The operating margins by segment were as follows - PC Client 39.3% (down 188 bps sequentially), Data Center 49.5% (up 294 bps), Other Intel Architecture -30.2% (down 121 bps) and Software and Services 2.4% (up 116 bps). The Software and Services margin was up 513 bps from the year-ago quarter, Data Center was up 11 bps, while other segment margins declined.

The pro forma net income was $3.0 billion, or 22.0% of sales, compared to $2.9 billion, or 22.3% in the previous quarter and $3.1 billion or 23.9% in the comparable prior-year quarter. One-time items included intangibles amortization expenses on a tax-adjusted basis.

Accordingly, the fully diluted GAAP net income was $2.8 billion, or 54 cents a share compared to $2.7 billion, or 53 cents per share in the previous quarter and $3.0 billion, or 54 cents in the year-ago quarter.

Balance Sheet

Inventories increased 9.2% sequentially and annualized inventory turns were flat at 4.0X. Days sales outstanding (DSOs) went from 29 back to around 24. The cash, marketable securities and fixed income trading asset balance at quarter-end was $13.6 billion, down $105 million during the quarter. Intel has $7.1 billion in long-term debt and 92 million in short-term debt, resulting in a net cash balance of $6.5 billion.

Cash flow from operations was around $5 billion. Important usages of cash in the last quarter included $2.66 billion on capex, $1.06 billion on dividends, $282 million on acquisitions and $41 million on share repurchases.

Third Quarter Guidance

Intel guided to revenue of around $14.3 billion (+/-$500 million), up 5.9% sequentially and flat with the September quarter of 2011 (slightly short of consensus estimates of $14.6 billion). Gross margin on a GAAP basis is expected to be around 63% (+/-2 percentage points), while on a non-GAAP basis, it is expected to be 64% (+/- 2 percentage points).

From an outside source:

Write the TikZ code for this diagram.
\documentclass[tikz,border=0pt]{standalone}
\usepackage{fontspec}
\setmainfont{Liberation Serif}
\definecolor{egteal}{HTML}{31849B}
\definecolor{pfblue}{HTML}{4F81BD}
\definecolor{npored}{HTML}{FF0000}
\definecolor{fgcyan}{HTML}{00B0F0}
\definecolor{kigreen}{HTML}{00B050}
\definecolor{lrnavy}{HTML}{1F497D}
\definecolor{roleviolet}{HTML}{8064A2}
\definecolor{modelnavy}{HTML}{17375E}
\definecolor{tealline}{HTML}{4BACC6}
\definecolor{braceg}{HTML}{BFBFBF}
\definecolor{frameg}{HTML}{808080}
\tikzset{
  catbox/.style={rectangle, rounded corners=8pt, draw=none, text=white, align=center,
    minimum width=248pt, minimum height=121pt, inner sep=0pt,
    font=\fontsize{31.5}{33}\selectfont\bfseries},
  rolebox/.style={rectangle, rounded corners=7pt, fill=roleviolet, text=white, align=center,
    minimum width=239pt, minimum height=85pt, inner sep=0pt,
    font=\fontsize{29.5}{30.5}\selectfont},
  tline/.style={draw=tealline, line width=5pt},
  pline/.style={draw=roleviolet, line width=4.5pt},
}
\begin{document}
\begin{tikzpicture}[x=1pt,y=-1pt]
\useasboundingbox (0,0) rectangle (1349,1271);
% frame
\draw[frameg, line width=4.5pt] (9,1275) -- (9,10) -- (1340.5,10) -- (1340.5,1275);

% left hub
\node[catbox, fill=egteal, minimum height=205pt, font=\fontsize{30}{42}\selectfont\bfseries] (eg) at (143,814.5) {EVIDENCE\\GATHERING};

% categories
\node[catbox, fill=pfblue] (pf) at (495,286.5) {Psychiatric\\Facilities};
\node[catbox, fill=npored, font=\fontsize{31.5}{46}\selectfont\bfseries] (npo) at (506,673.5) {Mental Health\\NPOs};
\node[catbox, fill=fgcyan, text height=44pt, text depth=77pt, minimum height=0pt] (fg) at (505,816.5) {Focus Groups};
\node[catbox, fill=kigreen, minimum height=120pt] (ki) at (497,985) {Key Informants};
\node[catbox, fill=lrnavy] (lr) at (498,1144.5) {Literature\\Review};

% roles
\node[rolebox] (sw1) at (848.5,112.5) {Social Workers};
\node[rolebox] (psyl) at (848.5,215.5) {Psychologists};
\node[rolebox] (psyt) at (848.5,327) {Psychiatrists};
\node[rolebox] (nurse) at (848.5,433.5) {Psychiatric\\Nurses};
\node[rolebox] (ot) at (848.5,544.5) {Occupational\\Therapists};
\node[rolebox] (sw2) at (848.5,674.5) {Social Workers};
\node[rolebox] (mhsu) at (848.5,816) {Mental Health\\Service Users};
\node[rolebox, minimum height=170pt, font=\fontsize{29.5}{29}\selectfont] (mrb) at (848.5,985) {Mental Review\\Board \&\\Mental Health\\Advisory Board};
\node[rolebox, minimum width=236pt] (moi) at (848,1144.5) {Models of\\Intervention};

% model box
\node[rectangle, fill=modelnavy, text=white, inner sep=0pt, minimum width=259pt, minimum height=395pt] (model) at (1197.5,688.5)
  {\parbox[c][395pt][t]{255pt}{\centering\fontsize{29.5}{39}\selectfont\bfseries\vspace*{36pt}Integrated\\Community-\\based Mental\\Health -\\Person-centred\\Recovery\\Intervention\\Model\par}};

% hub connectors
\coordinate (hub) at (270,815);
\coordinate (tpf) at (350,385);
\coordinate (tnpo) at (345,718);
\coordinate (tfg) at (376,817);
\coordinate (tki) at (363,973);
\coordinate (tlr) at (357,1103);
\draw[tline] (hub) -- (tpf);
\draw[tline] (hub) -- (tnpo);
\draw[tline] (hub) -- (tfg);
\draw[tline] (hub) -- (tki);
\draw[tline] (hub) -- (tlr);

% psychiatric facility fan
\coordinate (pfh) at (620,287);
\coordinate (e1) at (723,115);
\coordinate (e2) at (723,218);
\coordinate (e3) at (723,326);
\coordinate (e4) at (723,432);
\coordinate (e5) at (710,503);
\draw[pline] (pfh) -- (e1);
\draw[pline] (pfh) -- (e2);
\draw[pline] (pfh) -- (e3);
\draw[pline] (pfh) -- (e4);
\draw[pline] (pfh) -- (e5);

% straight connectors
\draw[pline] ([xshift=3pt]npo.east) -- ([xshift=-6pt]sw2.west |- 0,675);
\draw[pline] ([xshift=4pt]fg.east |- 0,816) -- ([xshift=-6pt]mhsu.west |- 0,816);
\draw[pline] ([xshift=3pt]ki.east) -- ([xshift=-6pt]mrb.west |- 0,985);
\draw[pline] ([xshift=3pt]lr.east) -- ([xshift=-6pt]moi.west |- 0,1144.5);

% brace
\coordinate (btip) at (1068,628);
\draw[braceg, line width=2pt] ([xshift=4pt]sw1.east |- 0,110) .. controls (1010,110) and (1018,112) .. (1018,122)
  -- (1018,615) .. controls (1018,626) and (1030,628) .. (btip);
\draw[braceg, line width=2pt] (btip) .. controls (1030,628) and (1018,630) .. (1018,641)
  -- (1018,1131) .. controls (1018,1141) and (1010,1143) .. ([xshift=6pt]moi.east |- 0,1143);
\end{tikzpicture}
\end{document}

Total operating expenses are expected to come in at around $4.6 billion. Management also expects to provide for depreciation of around $1.6 billion and intangibles amortization of around $80 million. Other income/expense and equity investments are expected to be nil. Applying the guided annual tax rate of 28%, net income comes to around $3.3 billion or 22.9% of revenue, which would be up sequentially, while declining year over year.

Guidance for 2012

For the year, Intel guided to a revenue increase of 3-5% from 2011, with the GAAP gross margin at 64% (+/- 2 percentage points) and non GAAP gross margin at 65% (+/- 2 percentage points) and operating expenses of $18.2 billion (+/- 200 million). The gross margin guidance was maintained while the operating margin guidance lowered by a $100 million from previous expectations. The full year tax rate is expected to be 28%, depreciation $6.3 billion (+/- $100 million) and capex $12.5 billion (+/- $400 million).

Our Take

Intel's top line numbers for the quarter were good, if not excellent. The company remains the leading producer of microprocessors for the PC market and there do not appear to be any near-term challenges to this position. Its innovative prowess has ensured that Intel is well ahead of its closest rival Advanced Micro Devices (AMD). Therefore what affects it mainly is the market itself.

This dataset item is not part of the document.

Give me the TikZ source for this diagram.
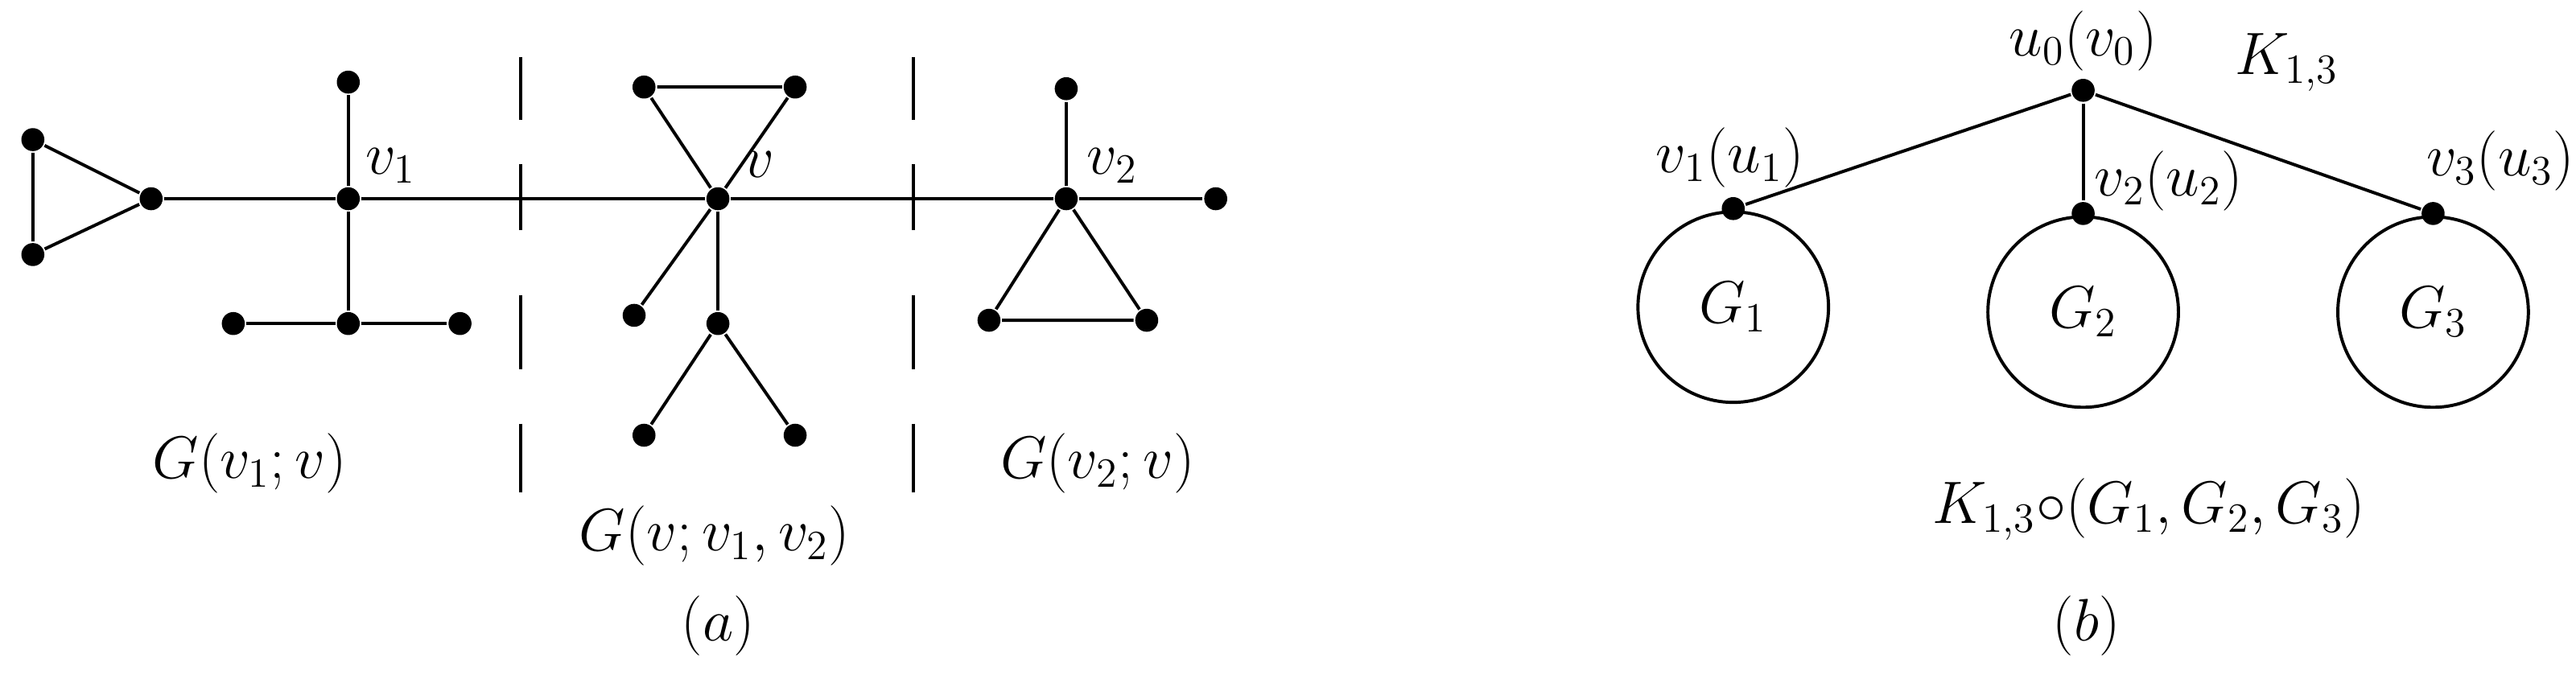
\documentclass[tikz,border=0pt]{standalone}
\begin{document}
\begin{tikzpicture}[x=0.02cm,y=-0.02cm,line width=1.1pt,
 dot/.style={circle,fill=black,inner sep=0pt,minimum size=0.28cm},
 lbl/.style={font=\fontsize{20}{24}\selectfont},
 dsh/.style={line width=1pt}]
\useasboundingbox (0,0) rectangle (1568,413);
% part a
\node[dot] (t1) at (20,85) {};
\node[dot] (t2) at (20,155) {};
\node[dot] (t3) at (92,121) {};
\node[dot] (v1) at (212,121) {};
\node[dot] (v1t) at (212,50) {};
\node[dot] (v1b) at (212,197) {};
\node[dot] (v1l) at (142,197) {};
\node[dot] (v1r) at (280,197) {};
\node[dot] (v) at (437,121) {};
\node[dot] (va) at (392,53) {};
\node[dot] (vb) at (484,53) {};
\node[dot] (vc) at (386,192) {};
\node[dot] (vd) at (437,197) {};
\node[dot] (ve) at (392,265) {};
\node[dot] (vf) at (484,265) {};
\node[dot] (v2) at (649,121) {};
\node[dot] (v2t) at (649,54) {};
\node[dot] (v2l) at (602,195) {};
\node[dot] (v2r) at (698,195) {};
\node[dot] (re) at (740,121) {};
\draw (t1)--(t2)--(t3)--(t1);
\draw (t3)--(v1)--(v)--(v2)--(re);
\draw (v1t)--(v1)--(v1b); \draw (v1l)--(v1b)--(v1r);
\draw (v)--(va)--(vb)--(v); \draw (v)--(vc); \draw (v)--(vd); \draw (ve)--(vd)--(vf);
\draw (v2t)--(v2); \draw (v2)--(v2l)--(v2r)--(v2);
\foreach \x in {317,556}{
 \foreach \a/\b in {35/73,100/140,180/225,258/300}{\draw[dsh] (\x,\a)--(\x,\b);}}
\node[lbl] (lv1) at (238,101) {$v_1$};
\node[lbl] (lv) at (462,100) {$v$};
\node[lbl] (lv2) at (677,101) {$v_2$};
\node[lbl] (g1) at (152,282) {$G(v_1;v)$};
\node[lbl] (g2) at (435,326) {$G(v;v_1,v_2)$};
\node[lbl] (g3) at (668,282) {$G(v_2;v)$};
\node[lbl] (la) at (437,381) {$(a)$};
% part b
\node[dot] (u0) at (1268,55) {};
\node[dot] (b1) at (1055,127) {};
\node[dot] (b2) at (1268,130) {};
\node[dot] (b3) at (1481,130) {};
\draw (u0)--(b1); \draw (u0)--(b2); \draw (u0)--(b3);
\node[circle,draw,minimum size=2.32cm,inner sep=0pt,lbl] (c1) at (1055,187) {$G_1$};
\node[circle,draw,minimum size=2.32cm,inner sep=0pt,lbl] (c2) at (1268,190) {$G_2$};
\node[circle,draw,minimum size=2.32cm,inner sep=0pt,lbl] (c3) at (1481,190) {$G_3$};
\node[lbl] (lu0) at (1268,25) {$u_0(v_0)$};
\node[lbl] (lk) at (1392,38) {$K_{1,3}$};
\node[lbl] (lb1) at (1053,96) {$v_1(u_1)$};
\node[lbl] (lb2) at (1320,110) {$v_2(u_2)$};
\node[lbl] (lb3) at (1522,98) {$v_3(u_3)$};
\node[lbl] (lk2) at (1308,310) {$K_{1,3}{\circ}(G_1,G_2,G_3)$};
\node[lbl] (lb) at (1270,381) {$(b)$};
\end{tikzpicture}
\end{document}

Intel's strategy has been correct here and the company has positioned itself strongly in emerging markets, from where most of the growth is expected to originate in the next few quarters. The enterprise segment remains a strong growth area for Intel and there should be continued growth here in both emerging and mature markets.

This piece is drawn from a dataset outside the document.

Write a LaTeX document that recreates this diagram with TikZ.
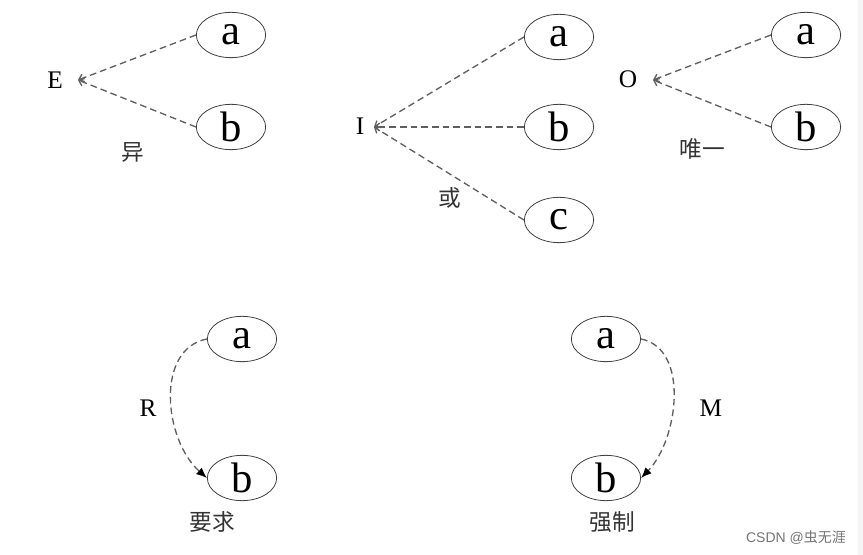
\documentclass[tikz,border=0pt]{standalone}
\usepackage{fontspec}
\setmainfont{Liberation Serif}
\newfontfamily\cjk{Noto Sans CJK SC}
\newfontfamily\wmfont{Liberation Sans}
\usetikzlibrary{shapes.geometric,arrows.meta}

\definecolor{linkgray}{RGB}{95,95,95}
\definecolor{stripgray}{RGB}{245,245,245}

\tikzset{
  ent/.style={ellipse,draw=black!75,line width=0.6pt,minimum width=52pt,minimum height=34pt,inner sep=0pt,font=\fontsize{32}{32}\selectfont},
  kind/.style={inner sep=0pt,font=\fontsize{19}{19}\selectfont},
  note/.style={inner sep=0pt,text=black!80,font=\cjk\fontsize{17}{17}\selectfont},
  link/.style={draw=linkgray,line width=1pt,dash pattern=on 5pt off 3pt},
  fan/.style={link,-{Straight Barb[length=3.5pt,width=6pt]}},
  need/.style={link,-{Latex[length=8pt,width=6.5pt,fill=black,color=black]}}
}

\begin{document}
\begin{tikzpicture}[x=0.75pt,y=0.75pt,yscale=-1,xscale=1]
\path[use as bounding box] (0,0) rectangle (863,555);
\fill[stripgray] (858,0) rectangle (863,555);

% E
\node[kind] (E) at (55,80) {E};
\coordinate (Etip) at (78,80);
\node[ent] (Ea) at (231,35) {a};
\node[ent] (Eb) at (231,127) {b};
\node[note] (Enote) at (133,152) {异};
\draw[fan] (Ea.west) -- (Etip);
\draw[fan] (Eb.west) -- (Etip);

% I
\node[kind] (I) at (360,126) {I};
\coordinate (Itip) at (374,127);
\node[ent] (Ia) at (559,37) {a};
\node[ent] (Ib) at (559,127) {b};
\node[ent] (Ic) at (559,220) {c};
\node[note] (Inote) at (450,198) {或};
\draw[fan] (Ia.west) -- (Itip);
\draw[fan] (Ib.west) -- (Itip);
\draw[fan] (Ic.west) -- (Itip);

% O
\node[kind] (O) at (628,79) {O};
\coordinate (Otip) at (653,80);
\node[ent] (Oa) at (806,35) {a};
\node[ent] (Ob) at (806,127) {b};
\node[note] (Onote) at (702,149) {唯一};
\draw[fan] (Oa.west) -- (Otip);
\draw[fan] (Ob.west) -- (Otip);

% R
\node[ent] (Ra) at (242,339) {a};
\node[ent] (Rb) at (242,478) {b};
\node[kind] (R) at (148,408) {R};
\node[note] (Rnote) at (212,522) {要求};
\draw[need] (Ra.west) .. controls +(-52,10) and +(-43,-38) .. (Rb.west);

% M
\node[ent] (Ma) at (606,339) {a};
\node[ent] (Mb) at (606,478) {b};
\node[kind] (M) at (711,408) {M};
\node[note] (Mnote) at (612,522) {强制};
\draw[need] (Ma.east) .. controls +(49,10) and +(37,-38) .. (Mb.east);

% watermark
\node[inner sep=0pt,text=black!55,font=\wmfont\fontsize{10.5}{10.5}\selectfont] (mark) at (796,538) {CSDN @{\cjk 虫无涯}};
\end{tikzpicture}
\end{document}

Additionally, the PC client business will see the usual jump in response to Microsoft's new Windows platform. One thing to note here is the relatively low inventory levels at distributors that are the result of uncertain economic conditions.

Intel also remains totally focused on the mobile segment, which has the potential of eating into its core computing business. While Intel's ultrabook concept is still a far cry from Apple's (AAPL) iPad, we may expect some growth this year, with all the new devices from Hewlett Packard Company (HPQ), Dell (DELL), Lenovo and so forth.

Although Microsoft's Windows 8 (to launch later this year) will also be compatible with ARM architecture, Intel is likely to be one of the major beneficiaries, given the level of its support and the broader reach of its products across the world. We think Intel's consistent focus on emerging markets will be a key to its growth in the next few quarters.

All that being said, Intel has yet to prove itself in the mobile segment (mainly tablets and smartphones), which continues to weigh on investor sentiments. The fact that ARM devices are also getting into the server segment is also a concern.

However, while the server impact could take a couple of years and Intel could have something to counter this threat by then, Intel really needs to buck up its mobile strategy. Failing to do this will see its revenues dwindling, as tablets continue to cannibalize its core computing market.

The concerns related to the economy, consumer spending and distributor inventory levels are relatively near-term issues and the reasons behind the Zacks #4 Rank (Sell). We also think the company's fate in the mobile segment is currently hanging in balance, as initial pickup of ultrabooks was slower than expected (likely because of the many new tablets and Windows 8 anticipation).

However, we note that Intel has grown revenues at strong double-digit rates in each of the last two fiscal years despite the fact that it is the leading player in a market going through significant ups and downs. Intel's initiatives, such as the recent investment in ASML Holding (ASML) to reduce die costs by 30-40%, are the reasons for its technology leadership. We think that strategic planning and resources are things to consider when investing in a company such as Intel. We remain Neutral on a long term (3-6 month) basis.